Task details: Images are not part of the copy; write out the rest of the data exactly as given.

Supplied information:
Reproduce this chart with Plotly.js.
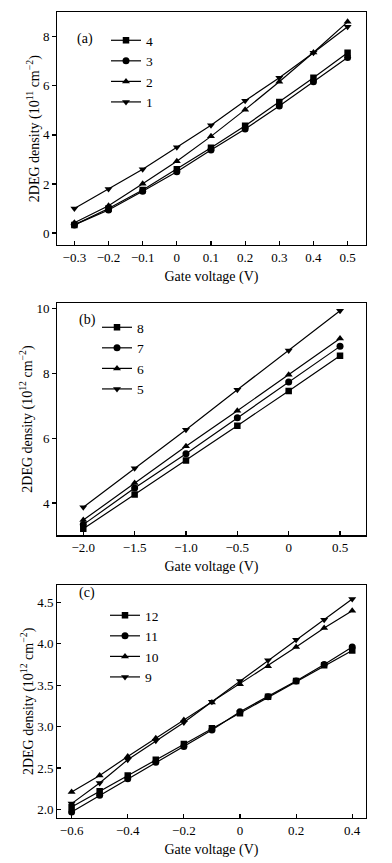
<!DOCTYPE html>
<html><head><meta charset="utf-8">
<script src="https://cdn.plot.ly/plotly-3.0.1.min.js"></script>
<style>html,body{margin:0;padding:0;background:#fff}#chart{width:392px;height:863px}</style>
</head><body><div id="chart"></div>
<script>
// Panel (a)
const xA = [-0.3,-0.2,-0.1,0,0.1,0.2,0.3,0.4,0.5];
const a1 = [1.00,1.79,2.60,3.50,4.39,5.39,6.33,7.35,8.41];
const a2 = [0.42,1.11,2.01,2.93,3.94,5.03,6.17,7.36,8.61];
const a3 = [0.33,0.94,1.70,2.50,3.38,4.24,5.18,6.17,7.16];
const a4 = [0.33,1.00,1.75,2.60,3.48,4.37,5.34,6.33,7.35];
const xTicksA = [-0.3,-0.2,-0.1,0,0.1,0.2,0.3,0.4,0.5];
const xLabelsA = ['\u22120.3','\u22120.2','\u22120.1','0','0.1','0.2','0.3','0.4','0.5'];
const yTicksA = [0,2,4,6,8];

// Panel (b)
const xB = [-2.0,-1.5,-1.0,-0.5,0,0.5];
const b5 = [3.87,5.07,6.26,7.50,8.71,9.94];
const b6 = [3.47,4.62,5.75,6.85,7.96,9.08];
const b7 = [3.33,4.46,5.52,6.63,7.74,8.84];
const b8 = [3.20,4.26,5.31,6.39,7.46,8.55];
const xTicksB = [-2.0,-1.5,-1.0,-0.5,0,0.5];
const xLabelsB = ['\u22122.0','\u22121.5','\u22121.0','\u22120.5','0','0.5'];
const yTicksB = [4,6,8,10];

// Panel (c)
const xC = [-0.6,-0.5,-0.4,-0.3,-0.2,-0.1,0,0.1,0.2,0.3,0.4];
const c9  = [2.07,2.32,2.60,2.83,3.05,3.30,3.55,3.80,4.05,4.29,4.54];
const c10 = [2.21,2.41,2.64,2.86,3.08,3.29,3.51,3.73,3.96,4.19,4.40];
const c11 = [1.97,2.17,2.37,2.57,2.76,2.96,3.18,3.36,3.55,3.75,3.96];
const c12 = [2.03,2.22,2.41,2.60,2.79,2.98,3.16,3.36,3.55,3.74,3.92];
const xTicksC = [-0.6,-0.4,-0.2,0,0.2,0.4];
const xLabelsC = ['\u22120.6','\u22120.4','\u22120.2','0','0.2','0.4'];
const yTicksC = [2.0,2.5,3.0,3.5,4.0,4.5];
const yLabelsC = ['2.0','2.5','3.0','3.5','4.0','4.5'];

const FONT = 'Liberation Serif, Times New Roman, serif';
function tr(x, y, name, sym, xa, ya, lg) {
  return {x: x, y: y, name: name, type: 'scatter', mode: 'lines+markers',
    xaxis: xa, yaxis: ya, legend: lg,
    line: {color: '#000', width: 1.2},
    marker: {symbol: sym, size: sym === 'square' ? 6.5 : 7, color: '#000'}};
}
const data = [
  tr(xA, a4, '4', 'square', 'x', 'y', 'legend'),
  tr(xA, a3, '3', 'circle', 'x', 'y', 'legend'),
  tr(xA, a2, '2', 'triangle-up', 'x', 'y', 'legend'),
  tr(xA, a1, '1', 'triangle-down', 'x', 'y', 'legend'),
  tr(xB, b8, '8', 'square', 'x2', 'y2', 'legend2'),
  tr(xB, b7, '7', 'circle', 'x2', 'y2', 'legend2'),
  tr(xB, b6, '6', 'triangle-up', 'x2', 'y2', 'legend2'),
  tr(xB, b5, '5', 'triangle-down', 'x2', 'y2', 'legend2'),
  tr(xC, c12, '12', 'square', 'x3', 'y3', 'legend3'),
  tr(xC, c11, '11', 'circle', 'x3', 'y3', 'legend3'),
  tr(xC, c10, '10', 'triangle-up', 'x3', 'y3', 'legend3'),
  tr(xC, c9, '9', 'triangle-down', 'x3', 'y3', 'legend3')
];
const W = 392, H = 863;
const px = v => v / W, py = v => 1 - v / H;
function xax(range, tv, tt, anchor, title) {
  return {domain: [px(57.3), px(365.7)], range: range, anchor: anchor,
    tickmode: 'array', tickvals: tv, ticktext: tt, ticks: 'inside', ticklen: 4,
    tickwidth: 1.2, tickcolor: '#000', showline: true, mirror: true, linecolor: '#000', linewidth: 1.2,
    showgrid: false, zeroline: false, tickfont: {family: FONT, size: 13, color: '#000'},
    title: {text: title, font: {family: FONT, size: 14, color: '#000'}, standoff: 7}};
}
function yax(range, dom, tv, tt, anchor, title, ticks) {
  return {domain: dom, range: range, anchor: anchor,
    tickmode: 'array', tickvals: tv, ticktext: tt, ticks: ticks, ticklen: 4,
    tickwidth: 1.2, tickcolor: '#000', showline: true, mirror: true, linecolor: '#000', linewidth: 1.2,
    showgrid: false, zeroline: false, tickfont: {family: FONT, size: 13, color: '#000'},
    title: {text: title, font: {family: FONT, size: 14, color: '#000'}, standoff: 0}};
}
function lg(xp, ytop) {
  return {x: px(xp), y: py(ytop), xanchor: 'left', yanchor: 'top', bgcolor: 'rgba(0,0,0,0)',
    font: {family: FONT, size: 13.5, color: '#000'}, tracegroupgap: 0, itemwidth: 30};
}
const layout = {
  width: W, height: H, margin: {l: 0, r: 0, t: 0, b: 0},
  paper_bgcolor: '#fff', plot_bgcolor: '#fff', showlegend: true,
  xaxis: xax([-0.35, 0.553], xTicksA, xLabelsA, 'y', 'Gate voltage (V)'),
  yaxis: yax([-0.49, 9.0], [py(245), py(12.3)], yTicksA, yTicksA.map(String), 'x', '2DEG density (10<sup>11</sup> cm<sup>\u22122</sup>)', 'outside'),
  xaxis2: xax([-2.253, 0.75], xTicksB, xLabelsB, 'y2', 'Gate voltage (V)'),
  yaxis2: yax([3.0, 10.19], [py(535.3), py(302.7)], yTicksB, yTicksB.map(String), 'x2', '2DEG density (10<sup>12</sup> cm<sup>\u22122</sup>)', 'outside'),
  xaxis3: xax([-0.651, 0.448], xTicksC, xLabelsC, 'y3', 'Gate voltage (V)'),
  yaxis3: yax([1.90, 4.71], [py(817.7), py(585)], yTicksC, yLabelsC, 'x3', '2DEG density (10<sup>12</sup> cm<sup>\u22122</sup>)', 'inside'),
  legend: lg(106, 25),
  legend2: lg(97, 312),
  legend3: lg(105, 600),
  annotations: [
    {text: '(a)', x: px(75), y: py(29), xref: 'paper', yref: 'paper', showarrow: false, font: {family: FONT, size: 14, color: '#000'}},
    {text: '(b)', x: px(77), y: py(320), xref: 'paper', yref: 'paper', showarrow: false, font: {family: FONT, size: 14, color: '#000'}},
    {text: '(c)', x: px(77), y: py(603), xref: 'paper', yref: 'paper', showarrow: false, font: {family: FONT, size: 14, color: '#000'}}
  ]
};
Plotly.newPlot('chart', data, layout, {displayModeBar: false, staticPlot: true});
</script></body></html>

Task solution:
Reproduce this chart with Plotly.js.
<!DOCTYPE html>
<html><head><meta charset="utf-8">
<script src="https://cdn.plot.ly/plotly-3.0.1.min.js"></script>
<style>html,body{margin:0;padding:0;background:#fff}#chart{width:392px;height:863px}</style>
</head><body><div id="chart"></div>
<script>
// Panel (a)
const xA = [-0.3,-0.2,-0.1,0,0.1,0.2,0.3,0.4,0.5];
const a1 = [1.00,1.79,2.60,3.50,4.39,5.39,6.33,7.35,8.41];
const a2 = [0.42,1.11,2.01,2.93,3.94,5.03,6.17,7.36,8.61];
const a3 = [0.33,0.94,1.70,2.50,3.38,4.24,5.18,6.17,7.16];
const a4 = [0.33,1.00,1.75,2.60,3.48,4.37,5.34,6.33,7.35];
const xTicksA = [-0.3,-0.2,-0.1,0,0.1,0.2,0.3,0.4,0.5];
const xLabelsA = ['\u22120.3','\u22120.2','\u22120.1','0','0.1','0.2','0.3','0.4','0.5'];
const yTicksA = [0,2,4,6,8];

// Panel (b)
const xB = [-2.0,-1.5,-1.0,-0.5,0,0.5];
const b5 = [3.87,5.07,6.26,7.50,8.71,9.94];
const b6 = [3.47,4.62,5.75,6.85,7.96,9.08];
const b7 = [3.33,4.46,5.52,6.63,7.74,8.84];
const b8 = [3.20,4.26,5.31,6.39,7.46,8.55];
const xTicksB = [-2.0,-1.5,-1.0,-0.5,0,0.5];
const xLabelsB = ['\u22122.0','\u22121.5','\u22121.0','\u22120.5','0','0.5'];
const yTicksB = [4,6,8,10];

// Panel (c)
const xC = [-0.6,-0.5,-0.4,-0.3,-0.2,-0.1,0,0.1,0.2,0.3,0.4];
const c9  = [2.07,2.32,2.60,2.83,3.05,3.30,3.55,3.80,4.05,4.29,4.54];
const c10 = [2.21,2.41,2.64,2.86,3.08,3.29,3.51,3.73,3.96,4.19,4.40];
const c11 = [1.97,2.17,2.37,2.57,2.76,2.96,3.18,3.36,3.55,3.75,3.96];
const c12 = [2.03,2.22,2.41,2.60,2.79,2.98,3.16,3.36,3.55,3.74,3.92];
const xTicksC = [-0.6,-0.4,-0.2,0,0.2,0.4];
const xLabelsC = ['\u22120.6','\u22120.4','\u22120.2','0','0.2','0.4'];
const yTicksC = [2.0,2.5,3.0,3.5,4.0,4.5];
const yLabelsC = ['2.0','2.5','3.0','3.5','4.0','4.5'];

const FONT = 'Liberation Serif, Times New Roman, serif';
function tr(x, y, name, sym, xa, ya, lg) {
  return {x: x, y: y, name: name, type: 'scatter', mode: 'lines+markers',
    xaxis: xa, yaxis: ya, legend: lg,
    line: {color: '#000', width: 1.2},
    marker: {symbol: sym, size: sym === 'square' ? 6.5 : 7, color: '#000'}};
}
const data = [
  tr(xA, a4, '4', 'square', 'x', 'y', 'legend'),
  tr(xA, a3, '3', 'circle', 'x', 'y', 'legend'),
  tr(xA, a2, '2', 'triangle-up', 'x', 'y', 'legend'),
  tr(xA, a1, '1', 'triangle-down', 'x', 'y', 'legend'),
  tr(xB, b8, '8', 'square', 'x2', 'y2', 'legend2'),
  tr(xB, b7, '7', 'circle', 'x2', 'y2', 'legend2'),
  tr(xB, b6, '6', 'triangle-up', 'x2', 'y2', 'legend2'),
  tr(xB, b5, '5', 'triangle-down', 'x2', 'y2', 'legend2'),
  tr(xC, c12, '12', 'square', 'x3', 'y3', 'legend3'),
  tr(xC, c11, '11', 'circle', 'x3', 'y3', 'legend3'),
  tr(xC, c10, '10', 'triangle-up', 'x3', 'y3', 'legend3'),
  tr(xC, c9, '9', 'triangle-down', 'x3', 'y3', 'legend3')
];
const W = 392, H = 863;
const px = v => v / W, py = v => 1 - v / H;
function xax(range, tv, tt, anchor, title) {
  return {domain: [px(57.3), px(365.7)], range: range, anchor: anchor,
    tickmode: 'array', tickvals: tv, ticktext: tt, ticks: 'inside', ticklen: 4,
    tickwidth: 1.2, tickcolor: '#000', showline: true, mirror: true, linecolor: '#000', linewidth: 1.2,
    showgrid: false, zeroline: false, tickfont: {family: FONT, size: 13, color: '#000'},
    title: {text: title, font: {family: FONT, size: 14, color: '#000'}, standoff: 7}};
}
function yax(range, dom, tv, tt, anchor, title, ticks) {
  return {domain: dom, range: range, anchor: anchor,
    tickmode: 'array', tickvals: tv, ticktext: tt, ticks: ticks, ticklen: 4,
    tickwidth: 1.2, tickcolor: '#000', showline: true, mirror: true, linecolor: '#000', linewidth: 1.2,
    showgrid: false, zeroline: false, tickfont: {family: FONT, size: 13, color: '#000'},
    title: {text: title, font: {family: FONT, size: 14, color: '#000'}, standoff: 0}};
}
function lg(xp, ytop) {
  return {x: px(xp), y: py(ytop), xanchor: 'left', yanchor: 'top', bgcolor: 'rgba(0,0,0,0)',
    font: {family: FONT, size: 13.5, color: '#000'}, tracegroupgap: 0, itemwidth: 30};
}
const layout = {
  width: W, height: H, margin: {l: 0, r: 0, t: 0, b: 0},
  paper_bgcolor: '#fff', plot_bgcolor: '#fff', showlegend: true,
  xaxis: xax([-0.35, 0.553], xTicksA, xLabelsA, 'y', 'Gate voltage (V)'),
  yaxis: yax([-0.49, 9.0], [py(245), py(12.3)], yTicksA, yTicksA.map(String), 'x', '2DEG density (10<sup>11</sup> cm<sup>\u22122</sup>)', 'outside'),
  xaxis2: xax([-2.253, 0.75], xTicksB, xLabelsB, 'y2', 'Gate voltage (V)'),
  yaxis2: yax([3.0, 10.19], [py(535.3), py(302.7)], yTicksB, yTicksB.map(String), 'x2', '2DEG density (10<sup>12</sup> cm<sup>\u22122</sup>)', 'outside'),
  xaxis3: xax([-0.651, 0.448], xTicksC, xLabelsC, 'y3', 'Gate voltage (V)'),
  yaxis3: yax([1.90, 4.71], [py(817.7), py(585)], yTicksC, yLabelsC, 'x3', '2DEG density (10<sup>12</sup> cm<sup>\u22122</sup>)', 'inside'),
  legend: lg(106, 25),
  legend2: lg(97, 312),
  legend3: lg(105, 600),
  annotations: [
    {text: '(a)', x: px(75), y: py(29), xref: 'paper', yref: 'paper', showarrow: false, font: {family: FONT, size: 14, color: '#000'}},
    {text: '(b)', x: px(77), y: py(320), xref: 'paper', yref: 'paper', showarrow: false, font: {family: FONT, size: 14, color: '#000'}},
    {text: '(c)', x: px(77), y: py(603), xref: 'paper', yref: 'paper', showarrow: false, font: {family: FONT, size: 14, color: '#000'}}
  ]
};
Plotly.newPlot('chart', data, layout, {displayModeBar: false, staticPlot: true});
</script></body></html>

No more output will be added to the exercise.